Antero Resources (AR) and Earthstone Energy (ESTE) are now FINALLY trading over book value per share. GAAP/SEC accounting rules are so conservative for upstream oil & gas companies that no profitable company should ever trade below book value during a period of rising commodity prices.

EQT Corp. (EQT), the largest natural gas producer in North America, is still trading below book value. There is no justification that I can see for the current share price other than the Wall Street Gang is still using low gas and NGL prices in their models. EQT closed the Alta Resources Acquisition on July 21st and they are going to report a BIG INCREASE in their operating cash flow in both Q3 and Q4.

CRK, EQT and TALO are trading at the largest discounts to my valuations.

Talos Energy (TALO) is the only Gulf of Mexico company in the Sweet 16. It will be reporting a decline in production from Q2 to Q3 because of Hurricane Ida related shut-ins.
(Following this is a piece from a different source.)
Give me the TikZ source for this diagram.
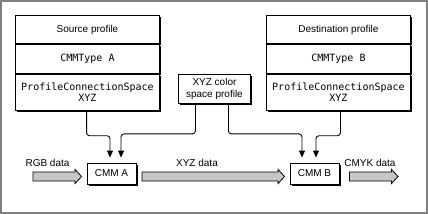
\documentclass[tikz,border=0pt]{standalone}
\usepackage{fontspec}
\setmainfont{Liberation Sans}
\newfontfamily\monofont{DejaVu Sans Mono}
\usetikzlibrary{arrows.meta, calc, shadows, positioning}

\tikzset{
  boxshadow/.style={drop shadow={shadow xshift=2pt, shadow yshift=-2pt, fill=black, opacity=1}},
  profilerow/.style={draw, fill=white, line width=0.9pt, minimum width=144pt, inner sep=1pt,
    anchor=north west, align=center, font=\fontsize{10}{12}\selectfont, boxshadow},
  monorow/.style={profilerow, font=\monofont\fontsize{10}{11}\selectfont},
  cmmbox/.style={draw, fill=white, line width=0.9pt, minimum width=49pt, minimum height=21pt,
    inner sep=0pt, font=\fontsize{10}{12}\selectfont, boxshadow},
  datalabel/.style={inner sep=0pt, font=\fontsize{10}{12}\selectfont},
  feed/.style={-{Triangle[length=7pt,width=6pt]}, line width=0.9pt, rounded corners=3pt},
  fatarrow/.style={draw=black, fill=black!22, line width=0.8pt, to path={
    ($(\tikztostart)+(0,-4.5)$) -- ($(\tikztotarget)+(-6.5,-4.5)$) -- ($(\tikztotarget)+(-6.5,-7)$)
    -- (\tikztotarget) -- ($(\tikztotarget)+(-6.5,7)$) -- ($(\tikztotarget)+(-6.5,4.5)$)
    -- ($(\tikztostart)+(0,4.5)$) -- cycle}}
}

\begin{document}
\begin{tikzpicture}[x=1pt, y=-1pt]
\useasboundingbox (0,0) rectangle (428,214);
\draw[black!50, line width=2pt] (1,1) rectangle (426.5,212.5);

% Source profile
\node[profilerow, minimum height=28pt] (srcname) at (15,15) {Source profile};
\node[monorow, minimum height=29pt] (srctype) at (srcname.south west) {CMMType A};
\node[monorow, minimum height=36pt] (srcpcs) at (srctype.south west) {ProfileConnectionSpace\\XYZ};

% Destination profile
\node[profilerow, minimum height=28pt] (dstname) at (266,15) {Destination profile};
\node[monorow, minimum height=29pt] (dsttype) at (dstname.south west) {CMMType B};
\node[monorow, minimum height=36pt] (dstpcs) at (dsttype.south west) {ProfileConnectionSpace\\XYZ};

% XYZ color space profile
\node[profilerow, minimum width=72pt, minimum height=29pt] (xyz) at (178,74) {XYZ color\\space profile};

% CMMs
\node[cmmbox] (cmma) at (111.5,173.5) {CMM A};
\node[cmmbox] (cmmb) at (314.5,173.5) {CMM B};

\coordinate (a1) at ($(cmma.north)+(-1.5,-5)$);
\coordinate (a2) at ($(cmma.north)+(9.5,-5)$);
\coordinate (b1) at ($(cmmb.north)+(-12.5,-5)$);
\coordinate (b2) at ($(cmmb.north)+(1.5,-5)$);

\draw[feed] (srcpcs.south -| cmma.west) -- ++(0,25) -| (a1);
\draw[feed] ($(xyz.south)+(-19,0)$) -- ++(0,30) -| (a2);
\draw[feed] ($(xyz.south)+(14,0)$) -- ++(0,30) -| (b1);
\draw[feed] ($(dstpcs.south -| cmmb.east)+(1,0)$) -- ++(0,25) -| (b2);

% data flow
\coordinate (rgbin) at (33,176.5);
\coordinate (cmykout) at (398,176.5);
\draw[fatarrow] (rgbin) to ($(cmma.west)+(-5,3)$);
\draw[fatarrow] ($(cmma.east)+(5.5,3)$) to ($(cmmb.west)+(-5,3)$);
\draw[fatarrow] ($(cmmb.east)+(10,3)$) to (cmykout);

\node[datalabel] (rgblabel) at (47.5,163) {RGB data};
\node[datalabel] (xyzlabel) at (197,163) {XYZ data};
\node[datalabel] (cmyklabel) at (370,163) {CMYK data};
\end{tikzpicture}
\end{document}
They have not reported any significant damage to their production. If they report that all of their wells are back online and provide solid guidance for Q4, this stock should make a nice run into year end.

I update the Sweet 16 summary spreadsheet each weekend. It contains a lot of valuable information that can help you understand the relative size of each company from EOG Resources (EOG) with a market-cap of $52.9 Billion down to Earthstone Energy (ESTE) with a market cap of $0.975 Billion.

Sized does matter in the upstream oil & gas business. For those of you new to the sector, the "Elite Eight" should be your core holdings. They have less risk just because of their size.